→ Task inputs:

━━━━

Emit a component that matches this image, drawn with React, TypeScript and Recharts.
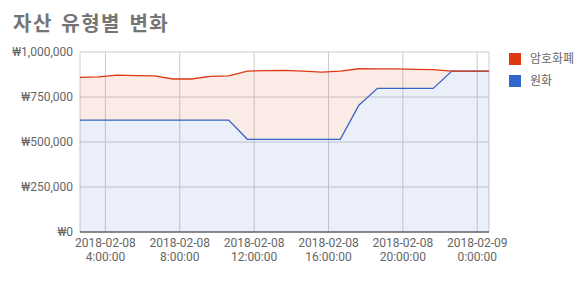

━━━━

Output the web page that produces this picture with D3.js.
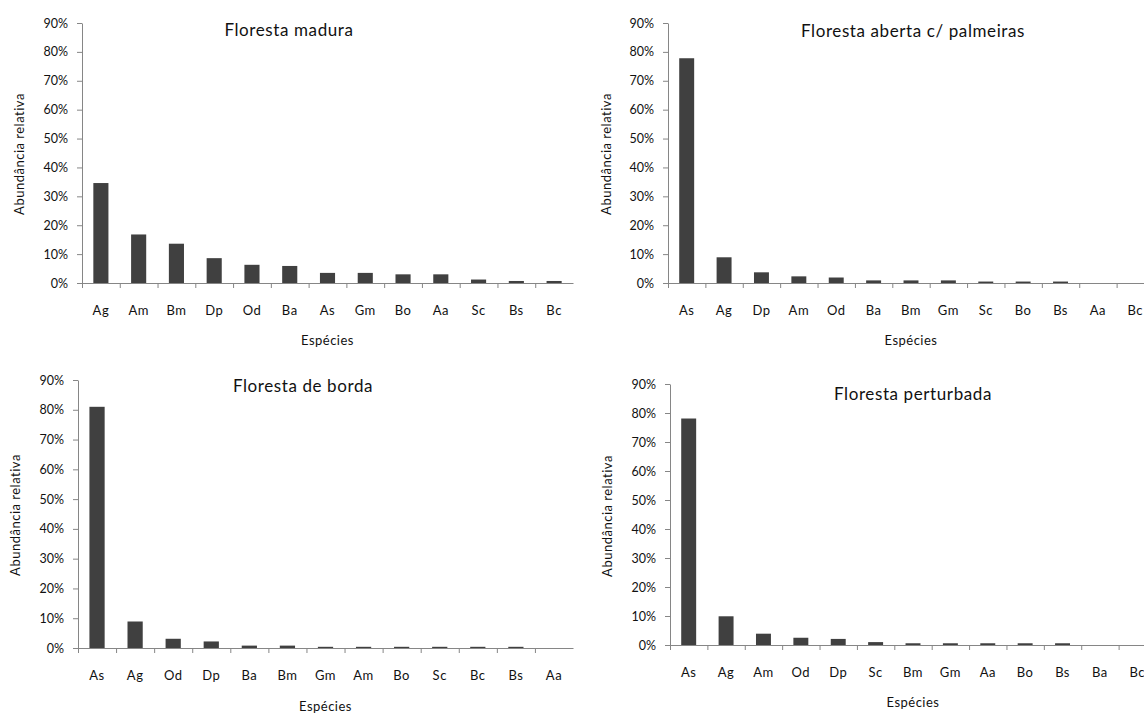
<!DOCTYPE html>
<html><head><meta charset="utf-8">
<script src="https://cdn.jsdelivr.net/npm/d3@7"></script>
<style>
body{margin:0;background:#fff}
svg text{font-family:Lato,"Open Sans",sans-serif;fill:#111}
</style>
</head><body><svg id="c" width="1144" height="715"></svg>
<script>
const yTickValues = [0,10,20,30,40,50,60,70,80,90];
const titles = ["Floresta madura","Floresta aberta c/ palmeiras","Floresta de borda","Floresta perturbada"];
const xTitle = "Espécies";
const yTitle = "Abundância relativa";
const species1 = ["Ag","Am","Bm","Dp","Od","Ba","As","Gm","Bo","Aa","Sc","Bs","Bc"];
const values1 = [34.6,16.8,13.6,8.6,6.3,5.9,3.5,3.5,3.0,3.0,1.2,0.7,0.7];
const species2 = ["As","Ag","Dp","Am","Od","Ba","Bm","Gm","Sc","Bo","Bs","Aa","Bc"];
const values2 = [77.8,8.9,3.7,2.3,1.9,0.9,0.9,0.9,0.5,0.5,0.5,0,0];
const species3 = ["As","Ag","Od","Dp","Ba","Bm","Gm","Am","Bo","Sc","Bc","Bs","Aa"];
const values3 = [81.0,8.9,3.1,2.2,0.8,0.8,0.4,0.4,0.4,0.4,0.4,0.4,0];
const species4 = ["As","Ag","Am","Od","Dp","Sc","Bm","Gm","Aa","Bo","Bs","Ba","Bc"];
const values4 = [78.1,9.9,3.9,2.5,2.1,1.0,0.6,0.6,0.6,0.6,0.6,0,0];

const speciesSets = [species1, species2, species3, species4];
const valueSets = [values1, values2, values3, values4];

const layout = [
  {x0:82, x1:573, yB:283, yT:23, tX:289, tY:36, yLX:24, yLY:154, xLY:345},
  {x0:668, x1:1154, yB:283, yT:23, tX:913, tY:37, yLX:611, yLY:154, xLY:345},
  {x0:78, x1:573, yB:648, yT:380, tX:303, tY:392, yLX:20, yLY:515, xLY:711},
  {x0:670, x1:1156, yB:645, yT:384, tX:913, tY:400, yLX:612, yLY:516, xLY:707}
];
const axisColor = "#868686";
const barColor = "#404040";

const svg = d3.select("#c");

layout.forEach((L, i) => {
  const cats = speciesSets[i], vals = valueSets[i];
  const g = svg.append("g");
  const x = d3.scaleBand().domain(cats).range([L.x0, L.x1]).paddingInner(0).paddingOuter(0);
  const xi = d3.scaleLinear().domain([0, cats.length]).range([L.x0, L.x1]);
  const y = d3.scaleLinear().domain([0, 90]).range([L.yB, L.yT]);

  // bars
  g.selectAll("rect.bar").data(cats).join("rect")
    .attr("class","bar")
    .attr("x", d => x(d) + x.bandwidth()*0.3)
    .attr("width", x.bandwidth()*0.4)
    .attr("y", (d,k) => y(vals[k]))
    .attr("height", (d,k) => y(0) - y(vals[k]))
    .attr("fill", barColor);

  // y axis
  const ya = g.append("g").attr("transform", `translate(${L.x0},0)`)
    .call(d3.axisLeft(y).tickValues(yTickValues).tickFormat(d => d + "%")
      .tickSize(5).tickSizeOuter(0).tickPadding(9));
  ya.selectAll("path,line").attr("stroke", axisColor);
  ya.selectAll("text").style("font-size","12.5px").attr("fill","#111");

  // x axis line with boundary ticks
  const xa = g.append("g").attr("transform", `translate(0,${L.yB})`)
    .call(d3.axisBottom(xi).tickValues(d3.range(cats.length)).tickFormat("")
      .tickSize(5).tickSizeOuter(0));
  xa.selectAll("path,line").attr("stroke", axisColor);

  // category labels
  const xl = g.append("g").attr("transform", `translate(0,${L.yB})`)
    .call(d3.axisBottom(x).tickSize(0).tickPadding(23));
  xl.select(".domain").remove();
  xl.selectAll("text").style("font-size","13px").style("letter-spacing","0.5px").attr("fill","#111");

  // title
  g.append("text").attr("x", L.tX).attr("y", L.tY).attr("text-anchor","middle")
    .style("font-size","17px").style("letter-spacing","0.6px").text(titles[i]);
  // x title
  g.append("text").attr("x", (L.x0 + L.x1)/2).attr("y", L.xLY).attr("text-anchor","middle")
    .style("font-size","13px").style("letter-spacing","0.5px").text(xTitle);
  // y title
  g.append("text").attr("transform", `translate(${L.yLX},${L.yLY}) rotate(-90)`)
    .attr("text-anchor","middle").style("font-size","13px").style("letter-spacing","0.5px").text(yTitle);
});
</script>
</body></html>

━━━━

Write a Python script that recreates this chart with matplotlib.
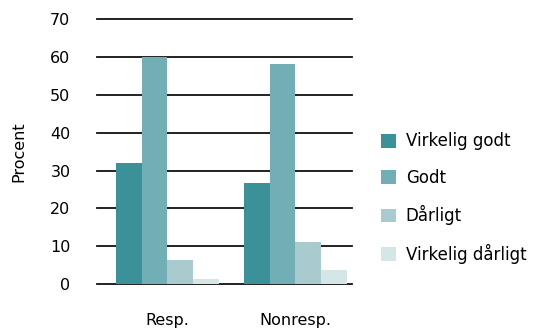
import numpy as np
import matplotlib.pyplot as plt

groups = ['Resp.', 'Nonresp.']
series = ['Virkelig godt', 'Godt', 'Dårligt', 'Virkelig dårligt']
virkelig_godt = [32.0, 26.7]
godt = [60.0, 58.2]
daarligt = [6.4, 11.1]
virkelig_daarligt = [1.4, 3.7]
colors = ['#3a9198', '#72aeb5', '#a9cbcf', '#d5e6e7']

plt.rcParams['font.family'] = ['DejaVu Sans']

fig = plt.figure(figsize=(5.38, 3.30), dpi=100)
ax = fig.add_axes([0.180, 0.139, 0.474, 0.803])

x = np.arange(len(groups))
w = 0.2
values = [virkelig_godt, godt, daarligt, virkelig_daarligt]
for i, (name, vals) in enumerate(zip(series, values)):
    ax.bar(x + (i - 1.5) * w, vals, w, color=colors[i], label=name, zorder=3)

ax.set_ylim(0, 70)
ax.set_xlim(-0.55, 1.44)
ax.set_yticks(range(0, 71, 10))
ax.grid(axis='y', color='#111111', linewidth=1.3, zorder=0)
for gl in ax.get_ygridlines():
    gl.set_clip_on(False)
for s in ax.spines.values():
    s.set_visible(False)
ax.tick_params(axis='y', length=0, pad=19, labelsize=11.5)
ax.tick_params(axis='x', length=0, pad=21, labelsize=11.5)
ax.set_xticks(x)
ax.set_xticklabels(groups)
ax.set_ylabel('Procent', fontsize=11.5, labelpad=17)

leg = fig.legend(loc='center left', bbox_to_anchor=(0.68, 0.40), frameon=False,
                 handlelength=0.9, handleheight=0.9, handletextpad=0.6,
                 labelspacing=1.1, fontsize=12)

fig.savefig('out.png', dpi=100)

━━━━

→ Written instruction: Repeat exactly, and only, the lines from the one containing "Write a Python" through the one containing "ax = fig.add_axes([0.180, 0.139, 0.474, 0.803])", both included, without the pictures.

→ Full output:
Write a Python script that recreates this chart with matplotlib.
import numpy as np
import matplotlib.pyplot as plt

groups = ['Resp.', 'Nonresp.']
series = ['Virkelig godt', 'Godt', 'Dårligt', 'Virkelig dårligt']
virkelig_godt = [32.0, 26.7]
godt = [60.0, 58.2]
daarligt = [6.4, 11.1]
virkelig_daarligt = [1.4, 3.7]
colors = ['#3a9198', '#72aeb5', '#a9cbcf', '#d5e6e7']

plt.rcParams['font.family'] = ['DejaVu Sans']

fig = plt.figure(figsize=(5.38, 3.30), dpi=100)
ax = fig.add_axes([0.180, 0.139, 0.474, 0.803])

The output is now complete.